Testimony of Lara Lai, Senior Policy Analyst and Strategic Organizer for Education New York City Council Committee on Education Oversight Hearing: Transfer Schools and Unaccompanied Youth
On Thursday, October 30, Lara Lai, Senior Policy Analyst and Strategic Organizer for the Office of the New York City Comptroller, delivered the following testimony as prepared below to the City Council Education Committee:
Good afternoon, Chair Joseph and members of the City Council Education Committee. My name is Lara Lai and I am the Senior Policy Analyst and Strategic Organizer for Education in the Office of NYC Comptroller Brad Lander. Thank you for the opportunity to testify before you today.
Starting in spring of 2022, New York City began to welcome the arrival of tens of thousands of asylum seekers and other immigrants.

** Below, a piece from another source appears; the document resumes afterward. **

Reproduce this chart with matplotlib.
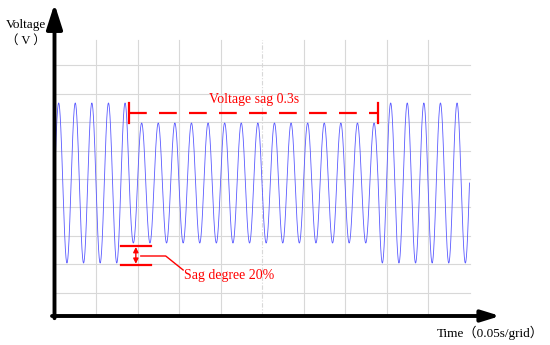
import numpy as np
import matplotlib
matplotlib.use("Agg")
import matplotlib.pyplot as plt

# waveform settings (per-unit voltage, seconds)
freq_hz = 50
duration = 0.5
normal_amp = 1.0
sag_amp = 0.75
sag_start = 0.09
sag_end = 0.39
sag_label = "Voltage sag 0.3s"
depth_label = "Sag degree 20%"

# grid
grid_t = np.arange(0.05, 0.5, 0.05)
grid_v = np.arange(9) * 0.355 - 1.37

t = np.linspace(0, duration, 6000)
amp = np.where((t >= sag_start) & (t <= sag_end), sag_amp, normal_amp)
v = amp * np.sin(2 * np.pi * freq_hz * t)

fig = plt.figure(figsize=(5.5, 3.45), dpi=100)
ax = fig.add_axes([0, 0, 1, 1])
ax.set_xlim(-54.5 / 830, 495.5 / 830)
ax.set_ylim(-2.025, 2.2875)
ax.axis("off")

red = "#ff0000"
serif = ["Liberation Serif", "Noto Sans CJK SC"]

# grid lines
for g in grid_t:
    style = (0, (4, 1.5, 1, 1.5)) if abs(g - 0.25) < 1e-6 else "-"
    ax.plot([g, g], [-1.6625, 1.7875], color="#d8d8d8", lw=0.8, ls=style, zorder=1)
for g in grid_v:
    ax.plot([0, duration], [g, g], color="#d8d8d8", lw=0.8, zorder=1)

# signal
ax.plot(t, v, color="#5a5aff", lw=0.6, zorder=2)

# axes with arrows
ax.annotate("", xy=(0.537, -1.6625), xytext=(-0.003, -1.6625),
            arrowprops=dict(arrowstyle="-|>,head_length=0.55,head_width=0.17",
                            lw=2.8, color="k", mutation_scale=20,
                            shrinkA=0, shrinkB=0), zorder=5)
ax.annotate("", xy=(0, 2.24), xytext=(0, -1.69),
            arrowprops=dict(arrowstyle="-|>,head_length=0.75,head_width=0.24",
                            lw=2.8, color="k", mutation_scale=20,
                            shrinkA=0, shrinkB=0), zorder=5)

ax.text(-0.0345, 1.975, "Voltage", ha="center", va="center", fontsize=9.5, family=serif)
ax.text(-0.0345, 1.775, "（ V ）", ha="center", va="center", fontsize=9, family=serif)
ax.text(0.589, -1.875, "Time（0.05s/grid）", ha="right", va="center", fontsize=9.5, family=serif)

# sag duration marker
ax.plot([sag_start, sag_end], [0.875, 0.875], color=red, lw=1.6,
        dashes=(8, 5.5), zorder=4)
for x in (sag_start, sag_end):
    ax.plot([x, x], [0.75, 1.0], color=red, lw=1.6, zorder=4)
ax.text((sag_start + sag_end) / 2, 1.04, sag_label, color=red, ha="center",
        va="center", fontsize=10, family=serif)

# sag depth marker
ax.plot([0.080, 0.116], [-0.79, -0.79], color=red, lw=1.6, zorder=4)
ax.plot([0.080, 0.116], [-1.02, -1.02], color=red, lw=1.6, zorder=4)
ax.annotate("", xy=(0.098, -0.80), xytext=(0.098, -1.01),
            arrowprops=dict(arrowstyle="<|-|>,head_length=0.3,head_width=0.15",
                            lw=1.0, color=red, mutation_scale=10,
                            shrinkA=0, shrinkB=0), zorder=4)
ax.plot([0.104, 0.134, 0.155], [-0.9125, -0.9125, -1.0875], color=red, lw=1.0, zorder=4)
ax.text(0.156, -1.15, depth_label, color=red, ha="left", va="center",
        fontsize=10, family=serif)

fig.savefig("out.png", dpi=100)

An often-overlooked population of new arrivals are the unaccompanied young people – generally between 16 and 24 years old who arrived and are now navigating their legal, housing, health, and education needs against the backdrop of an increasingly hostile federal immigration enforcement landscape.
Between January 2022 and January 2024, according to the Department of Youth and Community Development (DYCD) Youth Count survey, the number of homeless youth in New York City nearly tripled from 2,094 to 6,823 with the rise likely due to the increase in unaccompanied immigrant youth.
Although access to public education is a right for any student until the June following their 21st birthday in NYC, some migrant youth have been denied the opportunity to go to school.
Transfer schools, which focus on serving under-credited and overage students, are now an important educational resource for unaccompanied youth with interrupted learning. Although transfer schools do not exclusively serve newcomer students, they offer smaller, more individualized educational settings geared towards older students who would not be able to graduate on time at a traditional school. These schools are generally also more familiar with the housing instability that migrant students face. However, there remain several barriers for students to connect with transfer schools and begin the enrollment process.
First, there are extremely limited transfer school seats and those are reserved for students that schools deem able to graduate by 21. There are only five transfer schools created to support new arrivals and English-learners. In recent years, some transfer schools have made a deliberate effort to expand their ELL services. Brooklyn Frontiers is one such school, but it has only 175 seats in its program of personalized wrap around supports for marginalized students.
Second, transfer schools work on a referral basis, which served its purpose in the past when students were typically referred by their high school counselor if they were in danger of not graduating. But times have changed, and immigrant youth are often in need of enrollment without previous placement in a traditional high school and without a counselor to refer them.
Newcomer youth must enroll in school at in person Family Welcome Center (FWCs) where advocates have told us that staff are both poorly trained to assist this population of students and unable to provide the needed referrals for transfer schools. Staff do not even track the number of seats available at transfer schools, which makes it even harder for newly arrived students to find appropriate placements. Officially, FWCs accept walk-in appointments, but advocates have reported youth have still been turned away because they didn’t have a pre-scheduled appointment or because they did not have a parent with them (which is not required). The New York State Education Department issued guidance in 2016 that districts cannot force students to pursue an alternative educational pathway, such as a GED.1 Yet we have heard numerous reports that unaccompanied youth have been pushed into GED programs and discouraged from attending high school altogether.
Based on our office’s findings from numerous interviews with advocates and school administrators we recommend:
- Improve access to transfer schools:
- Increase the number of transfer school seats: the City should create new transfer schools to both increase the number of available seats and offer more geographic access.
- Increase funding to transfer schools so that they can support more students and provide ELL services.
- Improve training at Family Welcome Centers: ensure that FWC employees have transfer school seat availability data, are familiar with transfer schools as an option, and are prepared to work with unaccompanied young people who are facing unique educational challenges. ‘
- Allow transfer school enrollment on MySchools: make the enrollment process easier by allowing youth to begin the enrollment process online without having to go to an FWC.
- Enhance interagency coordination: shelter operators such as DYCD and the Department of Homeless Services (DHS) should work with DOE to increase youth awareness of their right to public school and make the enrollment process easier.
Thank you for holding this important hearing and for your attention to the critical role transfer schools play in New York City. These schools provide a lifeline for at risk students, helping them get back on track toward graduation and opening doors to college, careers, and other post graduate opportunities.